The agents will then no doubt have taken a second commission for finding the second tenants.
This is one reason why landlords should NEVER allow letting agents to persuade them into signing up for a long fixed term with new tenants. Always have a shorter ‘trial’ tenancy first. Just in case things go wrong.
The main reason why agents encourage long fixed terms is for the agency commission.
Tessa, thank you for your full and reassuring response to my enquiry. Hopefully it will be equally helpful to any others who may face similar circumstances in the future.
Just as an example of the sort of things we faced in the property: we don’t really cook much with ovens, but one evening decided to – upon turning the oven on the basement kitchen filled with black smoke that poured out of the oven. The oven was replaced; this alone is an indication of just how unfit for letting the property was.
One thing the agents did get right was supplying the prescribed information.
I would like to clarify a couple of other things in response to what you have written, in case it makes any difference to your advice.
In terms of what was agreed when I moved out, the position is that nothing was agreed. In my first communication to the landlord and the agent I stated that my intention was to move out as soon as I found a suitable property to move to. When I found the property I then stated on what date I would be moving. The landlord continued to demand payment of rent, and refused to negotiate on this, and likewise refused to acknowledge that she had new tenants moving in.
Regarding the payment of commission, there is a clause in the contract which mentions liability for paying commission if the tenancy is ended early. I take the view that since the landlord was and is in breach of the contract, that this is not reasonably enforceable; as you say, if anything it is I that could fairly pursue compensation.
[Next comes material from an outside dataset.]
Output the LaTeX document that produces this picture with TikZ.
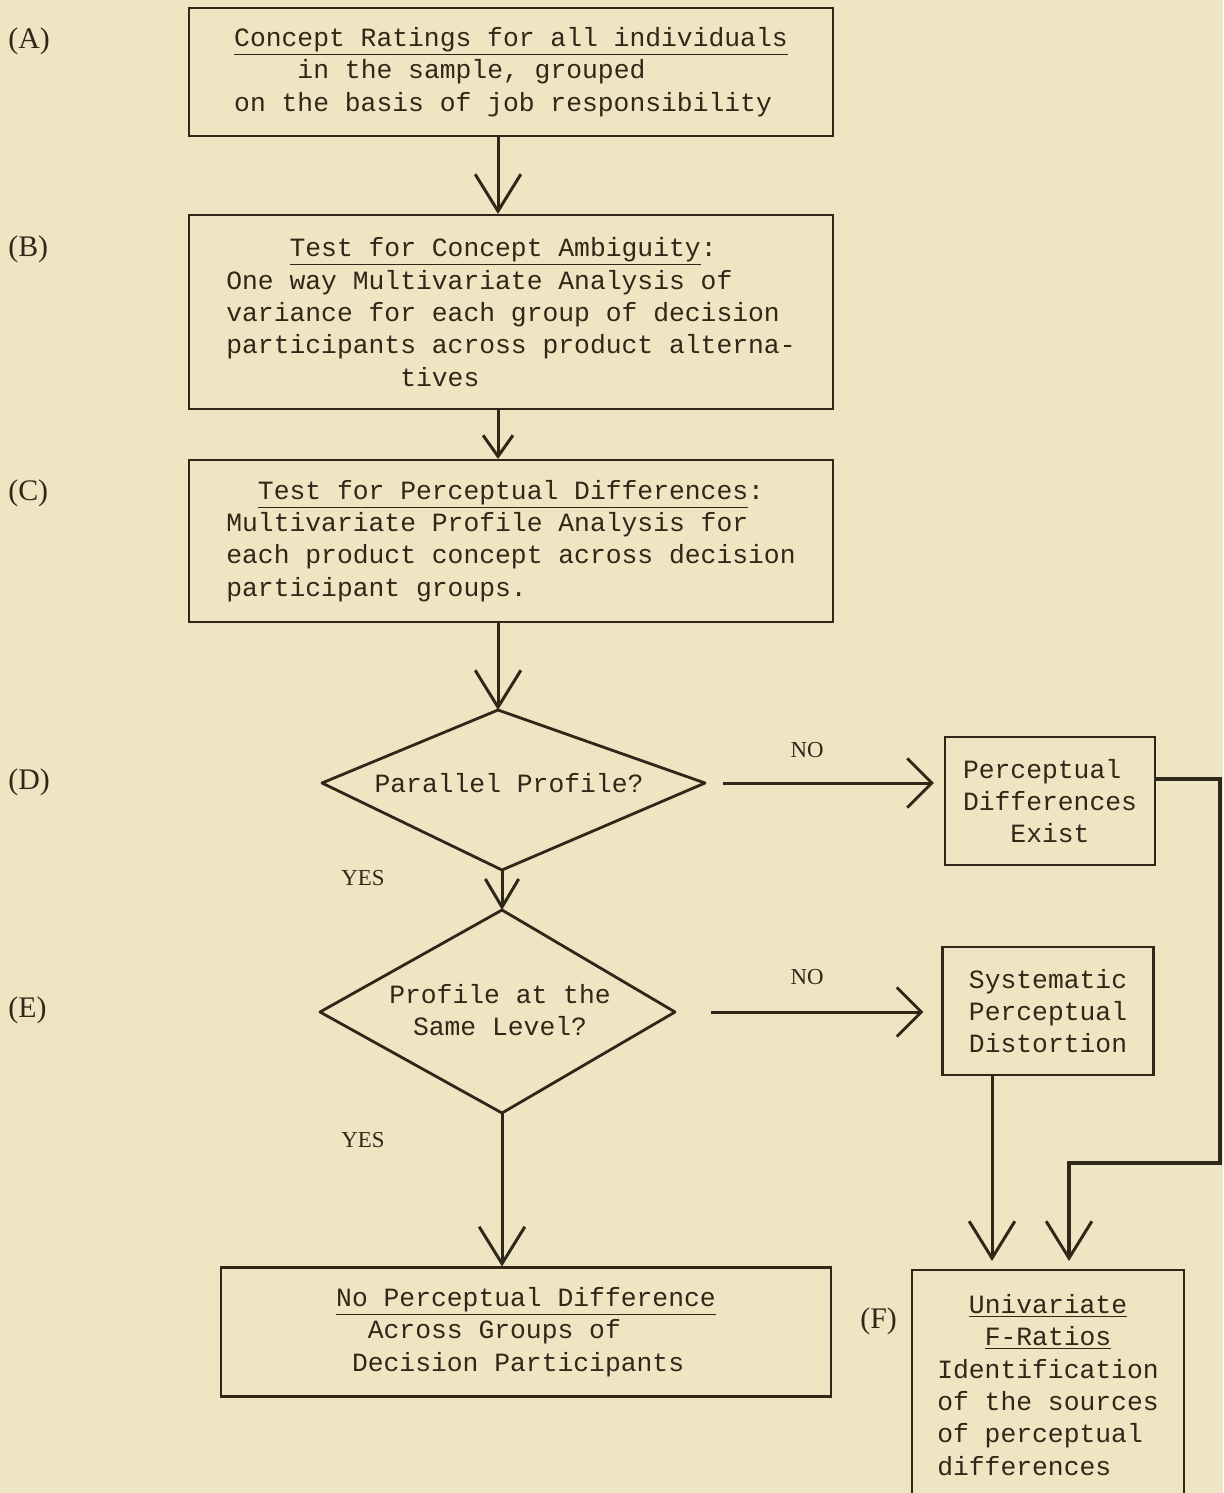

Were you given the deposit prescribed information after you paid the deposit? Section 213 of the Housing Act 2004 requires you to be given the information ‘within the period of 30 days beginning with the date on which the deposit is received by the landlord’. If you are served the PI before you paid your deposit then it hasn’t been served in accordance with the HA.
I have seen several agencies who include the PI in the contract, which is signed and given to the tenant and then the deposit is paid.
Hi Adam, short answer is yes. I paid the deposit on the 28th September 2018, the PI was supplied on 9th October 2018. In this matter alone they managed to do the right thing.
“I regard her demand that you refund her agency fees as totally outrageous. It is to make it clear to all that this type of thing is unacceptable that we now have the Tenant Fees Act 2019 (due to come into force on 1 June).”
I believe that this is allowed under para 7 (or possibly 6) of Schedule 1.
Update: I raised the dispute with the DPS, believing that I was within the 3 month timeframe. Unfortunately, they said I was just outside of the timeframe; I had believed that the three months was from when the new tenants moved in, but the DPS counted it from the date on which I vacated the property.
I wrote an email to the landlord requesting once more the return of my deposit; the agents responded saying they had transferred the deposit to the landlord already, as the three months had passed. Strangely they are arranging to refund what they call overpaid rent, which is in direct contradiction to the claim on rent that the landlord made.
I have stated in response that I will take the matter to court; can someone confirm that this is the only course of action now available to me?
I don’t think it is the place of this blog to specifically recommend a course of action, we have not seen all the paperwork for example. I would advise that before taking further action you speak to solicitors.